The U.S. has gone from "leader to laggard" in broadband rollout and adoption during the past eight years under Republican President George Bush, said Senator Jay Rockefeller, a West Virginia Democrat, speaking Tuesday at a forum hosted by Silicon Flatirons, a tech law center at the University of Colorado, held in conjunction with the Democratic National Convention in Denver.

In early 2004, Bush called for broadband to be universally available across the U.S. by 2007, but that hasn't happened, Rockefeller said at the technology forum, which was webcast. "Despite all the rhetoric about improving Americans' access to broadband, the Bush administration never made achieving their goal a serious matter," he added. "Why? For starters, deploying broadband is really hard work."

While several other speakers at the forum joined Rockefeller in calling for a more aggressive broadband rollout policy, others at the event questioned if the U.S. was as behind other nations in broadband adoption as some studies have suggested. Commonly quoted statistics from the Organisation for Economic Cooperation and Development, which rank the U.S. 15th among its 30 member nations in broadband adoption per capita, ignore several factors, said Michael Katz, an economics and business professor at New York University and former chief economist at the U.S. Federal Communications Commission.

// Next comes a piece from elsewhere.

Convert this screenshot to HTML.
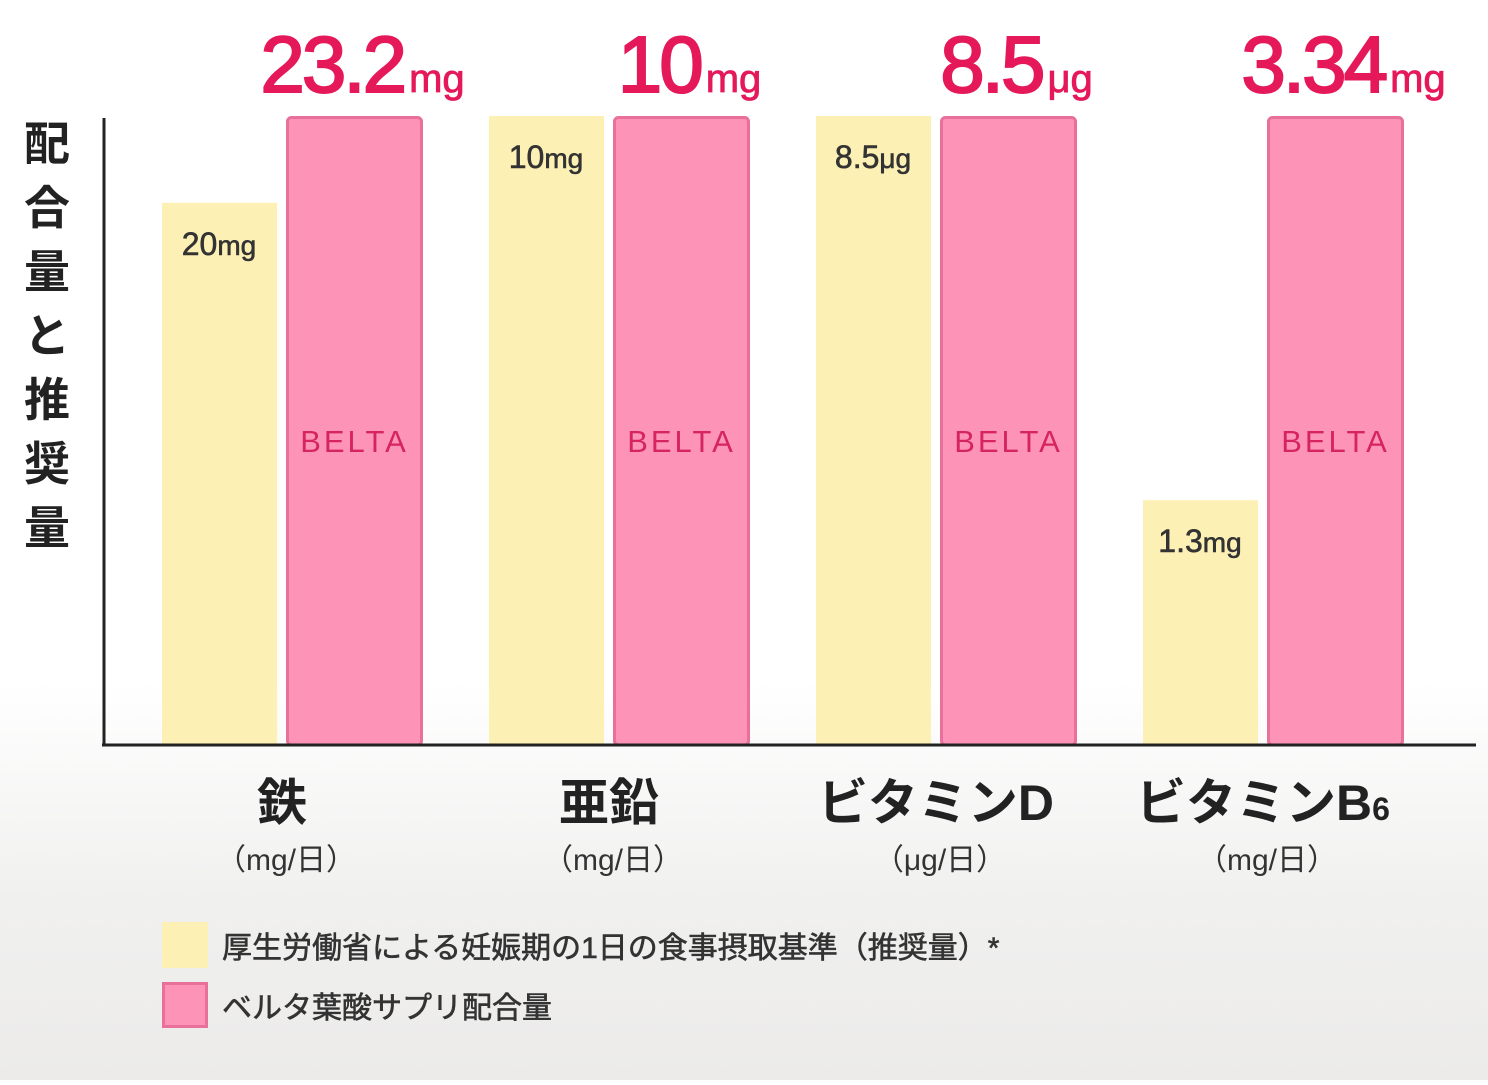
<!DOCTYPE html>
<html><head><meta charset="utf-8">
<style>
html,body{margin:0;padding:0;}
body{width:1488px;height:1080px;overflow:hidden;background:linear-gradient(#ffffff 0px,#ffffff 680px,#f0f0ef 900px,#ecebea 1080px);font-family:"Liberation Sans","Noto Sans CJK JP",sans-serif;}
svg text{font-family:"Liberation Sans","Noto Sans CJK JP",sans-serif;}
</style></head>
<body>
<svg id="chart" width="1488" height="1080" viewBox="0 0 1488 1080" xmlns="http://www.w3.org/2000/svg">
  <g font-size="46" font-weight="bold" fill="#222" text-anchor="middle">
    <text x="47" y="160">配</text>
    <text x="47" y="224">合</text>
    <text x="47" y="288">量</text>
    <text x="47" y="352">と</text>
    <text x="47" y="416">推</text>
    <text x="47" y="480">奨</text>
    <text x="47" y="544">量</text>
  </g>
  <g id="bars"></g>
  <line x1="104" y1="118" x2="104" y2="746" stroke="#222" stroke-width="3"/>
  <line x1="102" y1="745" x2="1476" y2="745" stroke="#222" stroke-width="3"/>
  <g id="cats"></g>
  <g>
    <g>
      <rect x="162" y="922" width="46" height="46" fill="#fdf0b5"/>
      <text x="222" y="958" font-size="30" fill="#333" stroke="#333" stroke-width="0.6">厚生労働省による妊娠期の1日の食事摂取基準（推奨量）*</text>
    </g>
    <g>
      <rect x="163.5" y="983.5" width="43" height="43" fill="#fd94b8" stroke="#e8709a" stroke-width="3"/>
      <text x="222" y="1018" font-size="30" fill="#333" stroke="#333" stroke-width="0.6">ベルタ葉酸サプリ配合量</text>
    </g>
  </g>
</svg>
<script>
const categories = ["鉄", "亜鉛", "ビタミンD", "ビタミンB6"];
const units = ["mg", "mg", "μg", "mg"];
const recommended = [20, 10, 8.5, 1.3];
const belta = [23.2, 10, 8.5, 3.34];
const recommendedLabels = ["20", "10", "8.5", "1.3"];
const beltaLabels = ["23.2", "10", "8.5", "3.34"];

const NS = "http://www.w3.org/2000/svg";
const baseY = 745, fullH = 629;
const groupX = i => 162 + i * 327;
const yScale = (v, max) => v / max * fullH;
function mk(tag, attrs, parent) {
  const e = document.createElementNS(NS, tag);
  for (const k in attrs) e.setAttribute(k, attrs[k]);
  parent.appendChild(e);
  return e;
}
const bars = document.getElementById("bars");
const cats = document.getElementById("cats");
categories.forEach((c, i) => {
  const gx = groupX(i);
  const max = Math.max(recommended[i], belta[i]);
  const hy = yScale(recommended[i], max);
  const hb = yScale(belta[i], max);
  const y1 = mk("rect", {x: gx, y: baseY - hy, width: 115, height: hy, fill: "#fdf0b5"}, bars);
  
  
  const t1 = mk("text", {x: gx + 57, y: baseY - hy + 52, "font-size": 32, fill: "#333", stroke: "#333", "stroke-width": 0.6, "text-anchor": "middle"}, bars);
  
  
  t1.textContent = recommendedLabels[i];
  const u1 = mk("tspan", {"font-size": 28}, t1);
  u1.textContent = units[i];
  const bx = gx + 125.5;
  const p = mk("rect", {x: bx, y: baseY - hb + 1.5, width: 134, height: hb - 1.5, rx: 4, fill: "#fd94b8", stroke: "#e8709a", "stroke-width": 3}, bars);
  
  
  const bt = mk("text", {x: bx + 67, y: 452, "font-size": 31, fill: "#d6245e", "text-anchor": "middle", "letter-spacing": 3}, bars);
  
  
  bt.textContent = "BELTA";
  const big = mk("text", {x: bx + 75, y: baseY - hb - 24, "font-size": 80, fill: "#e5195a", stroke: "#e5195a", "stroke-width": 2, "text-anchor": "middle", "letter-spacing": -3}, bars);
  
  
  big.textContent = beltaLabels[i];
  const bu = mk("tspan", {"font-size": 40, "letter-spacing": 0, "stroke-width": 0.8, dx: 5}, big);
  bu.textContent = units[i];
  const cx = gx + 120;
  const ct = mk("text", {x: cx, y: 820, "font-size": 50, "font-weight": "bold", fill: "#222", "text-anchor": "middle"}, cats);
  
  
  if (c.endsWith("B6")) {
    ct.textContent = c.slice(0, -1);
    const s = mk("tspan", {"font-size": 32}, ct);
    s.textContent = "6";
  } else ct.textContent = c;
  const ut = mk("text", {x: cx + 4, y: 870, "font-size": 30, fill: "#333", "text-anchor": "middle"}, cats);
  
  
  ut.textContent = "（" + units[i] + "/日）";
});
</script>
</body></html>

If researchers look at the percentage of the population that has access to broadband, instead of broadband lines per capita, the U.S. would be eighth, Katz said. The countries in front of the U.S. generally have smaller household sizes or a higher population density, he added.

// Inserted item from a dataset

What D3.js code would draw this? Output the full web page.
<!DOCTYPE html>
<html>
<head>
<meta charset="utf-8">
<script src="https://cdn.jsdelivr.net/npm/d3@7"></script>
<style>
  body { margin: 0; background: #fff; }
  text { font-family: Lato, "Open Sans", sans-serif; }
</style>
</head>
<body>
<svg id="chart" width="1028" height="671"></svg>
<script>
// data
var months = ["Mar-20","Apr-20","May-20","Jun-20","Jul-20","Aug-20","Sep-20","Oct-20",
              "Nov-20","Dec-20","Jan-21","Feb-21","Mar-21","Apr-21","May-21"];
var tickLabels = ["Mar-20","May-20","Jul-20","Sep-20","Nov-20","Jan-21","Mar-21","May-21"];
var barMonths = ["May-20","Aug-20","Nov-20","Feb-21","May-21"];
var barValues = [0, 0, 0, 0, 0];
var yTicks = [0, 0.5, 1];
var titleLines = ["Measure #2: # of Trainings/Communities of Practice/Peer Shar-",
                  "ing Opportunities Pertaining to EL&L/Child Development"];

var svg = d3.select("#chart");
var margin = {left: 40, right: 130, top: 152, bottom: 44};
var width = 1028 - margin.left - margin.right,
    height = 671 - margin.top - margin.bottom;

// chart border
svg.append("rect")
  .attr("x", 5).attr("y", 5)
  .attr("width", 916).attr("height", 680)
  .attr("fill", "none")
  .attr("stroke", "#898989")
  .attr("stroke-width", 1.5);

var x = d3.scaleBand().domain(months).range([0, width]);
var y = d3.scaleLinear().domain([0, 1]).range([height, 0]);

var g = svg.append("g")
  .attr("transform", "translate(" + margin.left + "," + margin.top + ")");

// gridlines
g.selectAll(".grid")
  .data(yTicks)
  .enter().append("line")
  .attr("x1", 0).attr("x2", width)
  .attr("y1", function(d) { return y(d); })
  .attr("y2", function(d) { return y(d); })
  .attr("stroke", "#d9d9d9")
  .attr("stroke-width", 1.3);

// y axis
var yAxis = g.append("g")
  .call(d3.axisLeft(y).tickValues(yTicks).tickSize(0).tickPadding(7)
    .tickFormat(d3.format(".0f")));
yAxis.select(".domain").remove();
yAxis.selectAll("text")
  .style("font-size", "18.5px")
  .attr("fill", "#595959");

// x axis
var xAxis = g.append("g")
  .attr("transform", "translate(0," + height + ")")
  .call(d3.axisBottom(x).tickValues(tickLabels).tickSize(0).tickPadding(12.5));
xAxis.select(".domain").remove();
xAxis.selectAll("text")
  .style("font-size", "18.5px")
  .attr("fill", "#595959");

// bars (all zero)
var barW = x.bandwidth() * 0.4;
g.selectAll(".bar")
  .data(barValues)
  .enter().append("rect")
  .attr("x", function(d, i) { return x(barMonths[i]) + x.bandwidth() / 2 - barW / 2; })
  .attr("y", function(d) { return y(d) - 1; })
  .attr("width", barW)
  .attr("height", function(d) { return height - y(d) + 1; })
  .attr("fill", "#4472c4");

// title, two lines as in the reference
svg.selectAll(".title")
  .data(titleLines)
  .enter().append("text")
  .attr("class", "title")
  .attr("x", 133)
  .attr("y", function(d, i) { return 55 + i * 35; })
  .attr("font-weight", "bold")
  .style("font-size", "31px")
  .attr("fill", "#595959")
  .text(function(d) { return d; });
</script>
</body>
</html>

"Let's start with the facts," Katz said. "Let's try to have a rational basis for the policy, instead of relying on knee-jerk reactions and slogans. Yes, it'd be great for everyone to have broadband, but how about we look at what it'd cost?"

Other panelists suggested a national broadband policy is necessary because there remain large populations who don't have access to broadband or can't afford it. Less than half of African-Americans, Latinos, rural residents and people making less than US$20,000 a year have broadband, said Larry Irving, president of the Irving Group and a former assistant secretary in the U.S. Department of Commerce.